#### DATA EXTRACT:

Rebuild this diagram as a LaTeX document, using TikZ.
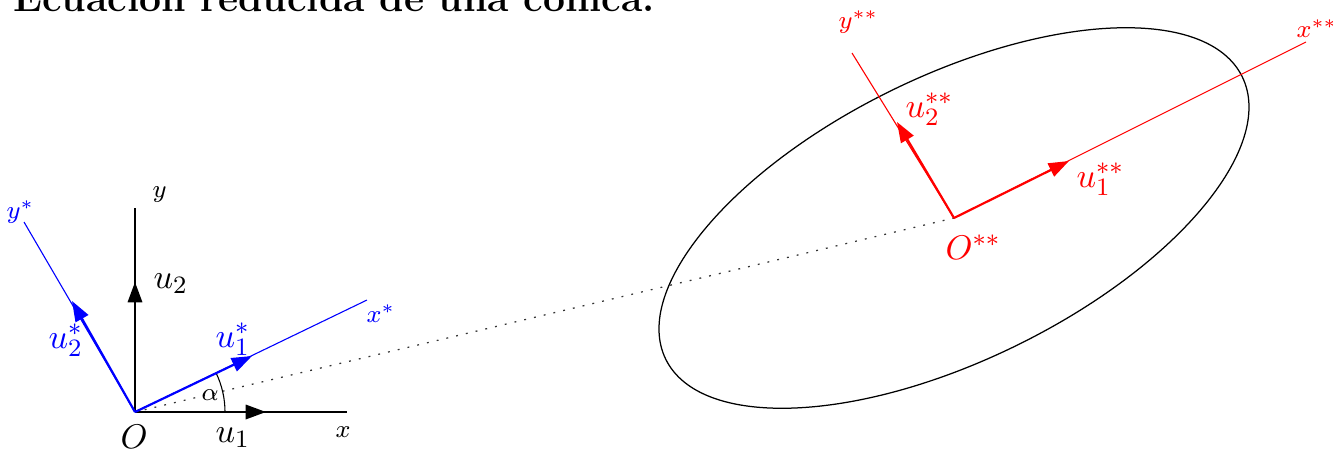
\documentclass[tikz,border=0pt]{standalone}
\usetikzlibrary{arrows.meta,calc}
\begin{document}
\begin{tikzpicture}[x=0.32pt,y=0.32pt,
  axis/.style={line width=0.35pt},
  vec/.style={line width=0.7pt,-{Triangle[length=6.5pt,width=4.6pt]}},
  lbl/.style={inner sep=0pt,anchor=base west},
  smalllbl/.style={lbl,font=\fontsize{8}{10}\selectfont},
  biglbl/.style={lbl,font=\fontsize{11}{13}\selectfont}]
\useasboundingbox (0,0) rectangle (1333,449);
% points
\coordinate (O) at (135,37);
\coordinate (xe) at (347,37);
\coordinate (ye) at (135,241);
\coordinate (u1t) at (266,37);
\coordinate (u2t) at (135,167);
\coordinate (xse) at (367,149);
\coordinate (yse) at (24,227);
\coordinate (u1st) at (252,93);
\coordinate (u2st) at (72,148);
\coordinate (Oss) at (954,231);
\coordinate (xsse) at (1306,407);
\coordinate (ysse) at (852,396);
\coordinate (u1sst) at (1069,288);
\coordinate (u2sst) at (897,327);
% title
\node[lbl,font=\fontsize{12.5}{15}\bfseries] (title) at (13,438) {Ecuación reducida de una cónica.};
% ellipse
\draw[line width=0.4pt,rotate around={26.1:(Oss)}] (Oss) ellipse [x radius=321,y radius=142];
% dotted join
\draw[line width=0.4pt,dash pattern=on 0.6pt off 2.6pt,black!80] (O) -- (Oss);
% black frame
\draw[axis] (O) -- (xe);
\draw[axis] (O) -- (ye);
\draw[vec] (O) -- (u1t);
\draw[vec] (O) -- (u2t);
\draw[line width=0.35pt] ($(O)+(90,0)$) arc[start angle=0,end angle=25.8,radius=90];
% blue frame
\draw[axis,blue] (O) -- (xse);
\draw[axis,blue] (O) -- (yse);
\draw[vec,blue] (O) -- (u1st);
\draw[vec,blue] (O) -- (u2st);
% red frame
\draw[axis,red] (Oss) -- (xsse);
\draw[axis,red] (Oss) -- (ysse);
\draw[vec,red] (Oss) -- (u1sst);
\draw[vec,red] (Oss) -- (u2sst);
% labels black
\node[smalllbl] (ly) at (152,252) {$y$};
\node[smalllbl] (lx) at (335,12) {$x$};
\node[biglbl] (lu2) at (153,161) {$u_2$};
\node[biglbl] (lu1) at (215,7) {$u_1$};
\node[biglbl] (lO) at (120,1) {$O$};
\node[smalllbl] (la) at (201,49) {$\alpha$};
% labels blue
\node[biglbl,text=blue] (lu1s) at (215,102) {$u_1^*$};
\node[biglbl,text=blue] (lu2s) at (48,101) {$u_2^*$};
\node[smalllbl,text=blue] (lxs) at (366,127) {$x^*$};
\node[smalllbl,text=blue] (lys) at (6,231) {$y^*$};
% labels red
\node[smalllbl,text=red] (lyss) at (838,421) {$y^{**}$};
\node[smalllbl,text=red] (lxss) at (1296,412) {$x^{**}$};
\node[biglbl,text=red] (lu2ss) at (905,332) {$u_2^{**}$};
\node[biglbl,text=red] (lu1ss) at (1076,262) {$u_1^{**}$};
\node[biglbl,text=red] (lOss) at (945,190) {$O^{**}$};
\end{tikzpicture}
\end{document}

#### DO THIS:
Leave out the pictures and output the rest of the material exactly as written.

#### FINAL RESULT:
Rebuild this diagram as a LaTeX document, using TikZ.
\documentclass[tikz,border=0pt]{standalone}
\usetikzlibrary{arrows.meta,calc}
\begin{document}
\begin{tikzpicture}[x=0.32pt,y=0.32pt,
  axis/.style={line width=0.35pt},
  vec/.style={line width=0.7pt,-{Triangle[length=6.5pt,width=4.6pt]}},
  lbl/.style={inner sep=0pt,anchor=base west},
  smalllbl/.style={lbl,font=\fontsize{8}{10}\selectfont},
  biglbl/.style={lbl,font=\fontsize{11}{13}\selectfont}]
\useasboundingbox (0,0) rectangle (1333,449);
% points
\coordinate (O) at (135,37);
\coordinate (xe) at (347,37);
\coordinate (ye) at (135,241);
\coordinate (u1t) at (266,37);
\coordinate (u2t) at (135,167);
\coordinate (xse) at (367,149);
\coordinate (yse) at (24,227);
\coordinate (u1st) at (252,93);
\coordinate (u2st) at (72,148);
\coordinate (Oss) at (954,231);
\coordinate (xsse) at (1306,407);
\coordinate (ysse) at (852,396);
\coordinate (u1sst) at (1069,288);
\coordinate (u2sst) at (897,327);
% title
\node[lbl,font=\fontsize{12.5}{15}\bfseries] (title) at (13,438) {Ecuación reducida de una cónica.};
% ellipse
\draw[line width=0.4pt,rotate around={26.1:(Oss)}] (Oss) ellipse [x radius=321,y radius=142];
% dotted join
\draw[line width=0.4pt,dash pattern=on 0.6pt off 2.6pt,black!80] (O) -- (Oss);
% black frame
\draw[axis] (O) -- (xe);
\draw[axis] (O) -- (ye);
\draw[vec] (O) -- (u1t);
\draw[vec] (O) -- (u2t);
\draw[line width=0.35pt] ($(O)+(90,0)$) arc[start angle=0,end angle=25.8,radius=90];
% blue frame
\draw[axis,blue] (O) -- (xse);
\draw[axis,blue] (O) -- (yse);
\draw[vec,blue] (O) -- (u1st);
\draw[vec,blue] (O) -- (u2st);
% red frame
\draw[axis,red] (Oss) -- (xsse);
\draw[axis,red] (Oss) -- (ysse);
\draw[vec,red] (Oss) -- (u1sst);
\draw[vec,red] (Oss) -- (u2sst);
% labels black
\node[smalllbl] (ly) at (152,252) {$y$};
\node[smalllbl] (lx) at (335,12) {$x$};
\node[biglbl] (lu2) at (153,161) {$u_2$};
\node[biglbl] (lu1) at (215,7) {$u_1$};
\node[biglbl] (lO) at (120,1) {$O$};
\node[smalllbl] (la) at (201,49) {$\alpha$};
% labels blue
\node[biglbl,text=blue] (lu1s) at (215,102) {$u_1^*$};
\node[biglbl,text=blue] (lu2s) at (48,101) {$u_2^*$};
\node[smalllbl,text=blue] (lxs) at (366,127) {$x^*$};
\node[smalllbl,text=blue] (lys) at (6,231) {$y^*$};
% labels red
\node[smalllbl,text=red] (lyss) at (838,421) {$y^{**}$};
\node[smalllbl,text=red] (lxss) at (1296,412) {$x^{**}$};
\node[biglbl,text=red] (lu2ss) at (905,332) {$u_2^{**}$};
\node[biglbl,text=red] (lu1ss) at (1076,262) {$u_1^{**}$};
\node[biglbl,text=red] (lOss) at (945,190) {$O^{**}$};
\end{tikzpicture}
\end{document}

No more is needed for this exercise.